Amo (eu e o mundo), os textos da Martha Medeiros. Tenho quase todos os livros dela. Aconteceu um acidente doméstico e um dos livros estragou. Ontem à noite, voltando para casa, passei no Shopping para comprar um novo. Abrindo os livros dela, li, aleatoriamente, uma crônica que não lembrava mais e que falava sobre a mesa da cozinha. A crônica não saiu mais da minha cabeça e pensei que vocês adorariam ler (ou reler, como eu fiz) e ficar pensando em que tipo de mesa vocês gostariam de compartilhar conversas e sonhos? Lembrar das mesas que já passaram por nossas vidas. É meu tema de hoje…
O texto:
A mesa da cozinha é o local sagrado das conversas durante a madrugada, quando os irmãos chegam da balada com fissura por um gole de Coca-Cola e com histórias saindo pela boca: com quem ficaram ou não ficaram, o trajeto que fizeram para driblar a blitz, o preço da cerveja, e aí as amenidades evoluem para a filosofia, a necessidade de extrair da vida uma essência, a tentativa de escapar da insignificância, até que o dia começa a clarear e o cansaço avisa que é hora de ir para a cama.
Para alguns casais, a mesa da cozinha já serviu de cama, aliás.
A mesa da cozinha ouviu confissões de amigas que juraram guardar segredo, mas não conseguiram. O amante, a traição, a culpa, o nunca mais. A mesa escuta e não espalha, reconhece a inocência das fraquezas alheias e se sente honrada por ser confidente de tantas vidas.
A mesa da cozinha escutou o que os convidados não comentaram na sala, viu estranhos abrirem a geladeira atrás de algo mais substancial que canapés, suportou o peso de quem resolveu sentar sobre ela para fumar um cigarro antes de voltar para o burburinho da festa.
A mesa da cozinha já foi cenário de toda espécie de solidão.

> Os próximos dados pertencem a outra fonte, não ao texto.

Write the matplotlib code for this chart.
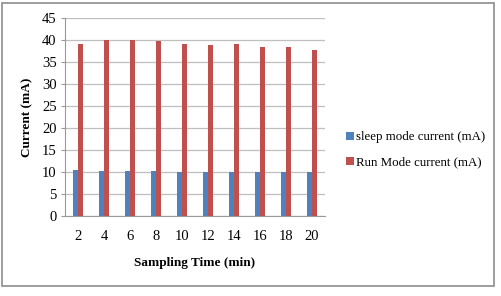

Mas também de encontros. Viu o casal de namorados preparar, sem receita, seu primeiro salmão ao molho de manga, viu o menino nervoso abrir sua primeira garrafa de vinho para uma menina não menos nervosa, viu um beijo secreto entre primos, cuja família comemorava o Natal em torno da árvore, viu o marido se declarar para a esposa viciada em grifes ao surpreendê-la com um simples avental amarrado em torno da cintura.
A mesa da cozinha viu a mãe esquentar a primeira mamadeira às três da manhã, com cara de sono e felicidade. E o pai da criança, a caminho da área de serviço, segurando uma fralda suja com expressão de nojo, mas também de orgulho.
A mesa da cozinha viu a funcionária sentar no banquinho e, durante uma trégua entre um suflê e um pavê exigido pela patroa, acariciar sua primeira carteira de trabalho.
A mesa da cozinha viu o cachorro xeretar a lata de lixo e o gato lamber os restos que sobraram na louça do jantar. A mesa da cozinha viu a dona da casa tentar escrever um diário, coisas que ela sente e que não tem com quem dividir, a não ser com a luz amarelada do abajur.
A mesa da cozinha testemunhou lágrimas que foram secadas com o pano de prato. A mesa da cozinha possui manchas que contam histórias. A mesa da cozinha tem um pé frouxo que ninguém se lembra de aparafusar.
A mesa da cozinha já amparou carteados, velas acesas em dia de temporal, cinzeiros abarrotados, a roupa passada e dobrada antes de ir para as gavetas. A mesa da cozinha viu tudo.
Do livro “A graça da coisa”, Martha Medeiros.